Exercise task: Print the entries below word for word; the pictures stay out of your copy.

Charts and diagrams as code
•••
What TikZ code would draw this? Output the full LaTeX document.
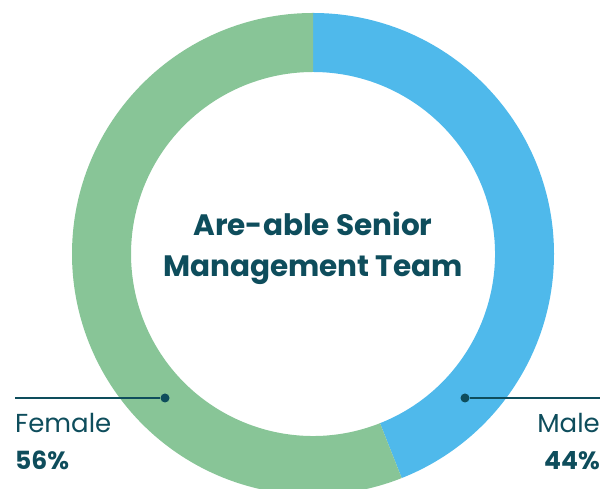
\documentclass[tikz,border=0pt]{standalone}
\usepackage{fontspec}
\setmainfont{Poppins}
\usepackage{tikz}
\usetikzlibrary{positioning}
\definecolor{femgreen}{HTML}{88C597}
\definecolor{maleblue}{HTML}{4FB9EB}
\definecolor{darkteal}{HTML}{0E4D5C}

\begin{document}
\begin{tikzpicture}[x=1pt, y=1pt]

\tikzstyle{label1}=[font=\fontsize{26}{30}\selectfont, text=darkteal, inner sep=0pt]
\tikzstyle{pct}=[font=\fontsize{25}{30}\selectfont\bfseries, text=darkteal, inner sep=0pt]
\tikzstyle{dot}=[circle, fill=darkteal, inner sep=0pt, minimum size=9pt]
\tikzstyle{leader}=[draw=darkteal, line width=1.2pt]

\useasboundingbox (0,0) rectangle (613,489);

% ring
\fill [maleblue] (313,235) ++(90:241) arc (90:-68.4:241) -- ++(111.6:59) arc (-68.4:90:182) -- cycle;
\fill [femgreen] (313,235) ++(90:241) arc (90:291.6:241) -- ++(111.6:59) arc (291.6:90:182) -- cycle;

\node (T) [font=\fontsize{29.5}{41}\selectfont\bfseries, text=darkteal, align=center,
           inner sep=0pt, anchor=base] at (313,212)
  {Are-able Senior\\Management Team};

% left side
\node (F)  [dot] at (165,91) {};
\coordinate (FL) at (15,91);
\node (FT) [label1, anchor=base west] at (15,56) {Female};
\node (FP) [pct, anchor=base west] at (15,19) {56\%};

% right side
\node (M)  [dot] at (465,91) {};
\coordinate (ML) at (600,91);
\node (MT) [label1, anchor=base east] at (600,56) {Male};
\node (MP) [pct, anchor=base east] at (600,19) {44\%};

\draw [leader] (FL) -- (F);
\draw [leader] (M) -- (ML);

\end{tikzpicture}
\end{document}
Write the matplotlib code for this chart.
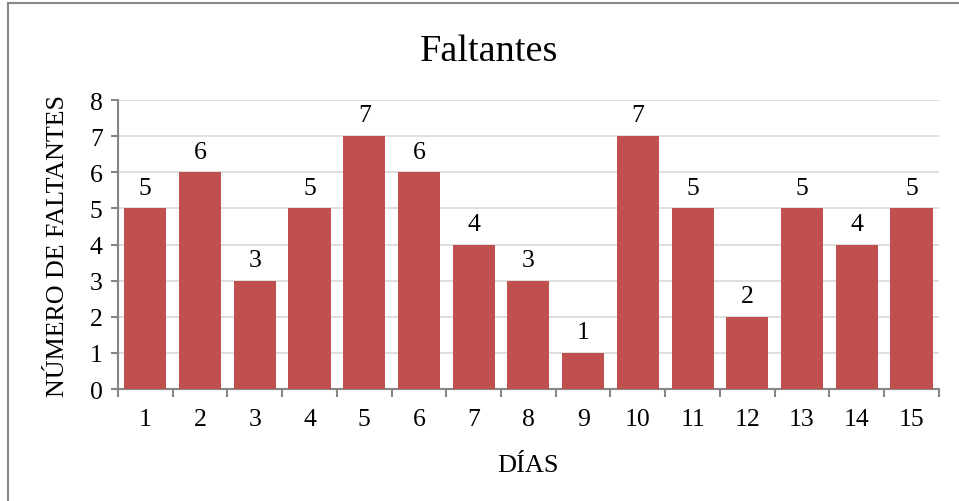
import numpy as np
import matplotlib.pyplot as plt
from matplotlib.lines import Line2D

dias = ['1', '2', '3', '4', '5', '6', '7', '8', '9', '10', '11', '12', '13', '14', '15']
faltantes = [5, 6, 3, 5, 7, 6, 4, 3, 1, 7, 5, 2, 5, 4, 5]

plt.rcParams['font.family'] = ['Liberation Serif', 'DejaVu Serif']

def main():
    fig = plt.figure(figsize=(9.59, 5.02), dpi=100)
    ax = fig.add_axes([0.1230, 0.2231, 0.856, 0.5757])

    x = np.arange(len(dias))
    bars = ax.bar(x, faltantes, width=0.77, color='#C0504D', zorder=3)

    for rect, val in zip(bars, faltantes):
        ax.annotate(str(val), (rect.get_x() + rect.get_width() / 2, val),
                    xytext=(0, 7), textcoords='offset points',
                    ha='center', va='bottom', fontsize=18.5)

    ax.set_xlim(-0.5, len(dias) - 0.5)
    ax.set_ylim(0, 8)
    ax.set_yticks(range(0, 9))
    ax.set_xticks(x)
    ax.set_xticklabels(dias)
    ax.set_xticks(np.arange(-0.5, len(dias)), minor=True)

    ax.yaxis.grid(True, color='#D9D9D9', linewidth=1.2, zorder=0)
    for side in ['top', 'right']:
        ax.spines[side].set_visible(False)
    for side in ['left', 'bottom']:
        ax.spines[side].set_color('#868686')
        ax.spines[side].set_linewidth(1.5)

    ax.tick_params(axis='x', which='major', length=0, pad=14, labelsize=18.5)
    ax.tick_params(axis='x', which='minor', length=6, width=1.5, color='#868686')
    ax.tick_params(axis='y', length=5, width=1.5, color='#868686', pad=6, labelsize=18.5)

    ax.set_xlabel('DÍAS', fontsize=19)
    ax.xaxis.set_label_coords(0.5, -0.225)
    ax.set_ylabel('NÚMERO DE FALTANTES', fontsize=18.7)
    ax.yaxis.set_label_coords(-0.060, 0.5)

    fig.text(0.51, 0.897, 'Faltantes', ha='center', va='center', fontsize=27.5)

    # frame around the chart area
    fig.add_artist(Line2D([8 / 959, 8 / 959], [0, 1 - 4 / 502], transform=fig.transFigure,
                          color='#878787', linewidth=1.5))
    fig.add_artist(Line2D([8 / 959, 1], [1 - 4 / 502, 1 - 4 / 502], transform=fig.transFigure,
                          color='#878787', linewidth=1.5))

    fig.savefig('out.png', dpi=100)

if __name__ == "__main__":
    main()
•••
Exercise result:
What TikZ code would draw this? Output the full LaTeX document.
\documentclass[tikz,border=0pt]{standalone}
\usepackage{fontspec}
\setmainfont{Poppins}
\usepackage{tikz}
\usetikzlibrary{positioning}
\definecolor{femgreen}{HTML}{88C597}
\definecolor{maleblue}{HTML}{4FB9EB}
\definecolor{darkteal}{HTML}{0E4D5C}

\begin{document}
\begin{tikzpicture}[x=1pt, y=1pt]

\tikzstyle{label1}=[font=\fontsize{26}{30}\selectfont, text=darkteal, inner sep=0pt]
\tikzstyle{pct}=[font=\fontsize{25}{30}\selectfont\bfseries, text=darkteal, inner sep=0pt]
\tikzstyle{dot}=[circle, fill=darkteal, inner sep=0pt, minimum size=9pt]
\tikzstyle{leader}=[draw=darkteal, line width=1.2pt]

\useasboundingbox (0,0) rectangle (613,489);

% ring
\fill [maleblue] (313,235) ++(90:241) arc (90:-68.4:241) -- ++(111.6:59) arc (-68.4:90:182) -- cycle;
\fill [femgreen] (313,235) ++(90:241) arc (90:291.6:241) -- ++(111.6:59) arc (291.6:90:182) -- cycle;

\node (T) [font=\fontsize{29.5}{41}\selectfont\bfseries, text=darkteal, align=center,
           inner sep=0pt, anchor=base] at (313,212)
  {Are-able Senior\\Management Team};

% left side
\node (F)  [dot] at (165,91) {};
\coordinate (FL) at (15,91);
\node (FT) [label1, anchor=base west] at (15,56) {Female};
\node (FP) [pct, anchor=base west] at (15,19) {56\%};

% right side
\node (M)  [dot] at (465,91) {};
\coordinate (ML) at (600,91);
\node (MT) [label1, anchor=base east] at (600,56) {Male};
\node (MP) [pct, anchor=base east] at (600,19) {44\%};

\draw [leader] (FL) -- (F);
\draw [leader] (M) -- (ML);

\end{tikzpicture}
\end{document}
Write the matplotlib code for this chart.
import numpy as np
import matplotlib.pyplot as plt
from matplotlib.lines import Line2D

dias = ['1', '2', '3', '4', '5', '6', '7', '8', '9', '10', '11', '12', '13', '14', '15']
faltantes = [5, 6, 3, 5, 7, 6, 4, 3, 1, 7, 5, 2, 5, 4, 5]

plt.rcParams['font.family'] = ['Liberation Serif', 'DejaVu Serif']

def main():
    fig = plt.figure(figsize=(9.59, 5.02), dpi=100)
    ax = fig.add_axes([0.1230, 0.2231, 0.856, 0.5757])

    x = np.arange(len(dias))
    bars = ax.bar(x, faltantes, width=0.77, color='#C0504D', zorder=3)

    for rect, val in zip(bars, faltantes):
        ax.annotate(str(val), (rect.get_x() + rect.get_width() / 2, val),
                    xytext=(0, 7), textcoords='offset points',
                    ha='center', va='bottom', fontsize=18.5)

    ax.set_xlim(-0.5, len(dias) - 0.5)
    ax.set_ylim(0, 8)
    ax.set_yticks(range(0, 9))
    ax.set_xticks(x)
    ax.set_xticklabels(dias)
    ax.set_xticks(np.arange(-0.5, len(dias)), minor=True)

    ax.yaxis.grid(True, color='#D9D9D9', linewidth=1.2, zorder=0)
    for side in ['top', 'right']:
        ax.spines[side].set_visible(False)
    for side in ['left', 'bottom']:
        ax.spines[side].set_color('#868686')
        ax.spines[side].set_linewidth(1.5)

    ax.tick_params(axis='x', which='major', length=0, pad=14, labelsize=18.5)
    ax.tick_params(axis='x', which='minor', length=6, width=1.5, color='#868686')
    ax.tick_params(axis='y', length=5, width=1.5, color='#868686', pad=6, labelsize=18.5)

    ax.set_xlabel('DÍAS', fontsize=19)
    ax.xaxis.set_label_coords(0.5, -0.225)
    ax.set_ylabel('NÚMERO DE FALTANTES', fontsize=18.7)
    ax.yaxis.set_label_coords(-0.060, 0.5)

    fig.text(0.51, 0.897, 'Faltantes', ha='center', va='center', fontsize=27.5)

    # frame around the chart area
    fig.add_artist(Line2D([8 / 959, 8 / 959], [0, 1 - 4 / 502], transform=fig.transFigure,
                          color='#878787', linewidth=1.5))
    fig.add_artist(Line2D([8 / 959, 1], [1 - 4 / 502, 1 - 4 / 502], transform=fig.transFigure,
                          color='#878787', linewidth=1.5))

    fig.savefig('out.png', dpi=100)

if __name__ == "__main__":
    main()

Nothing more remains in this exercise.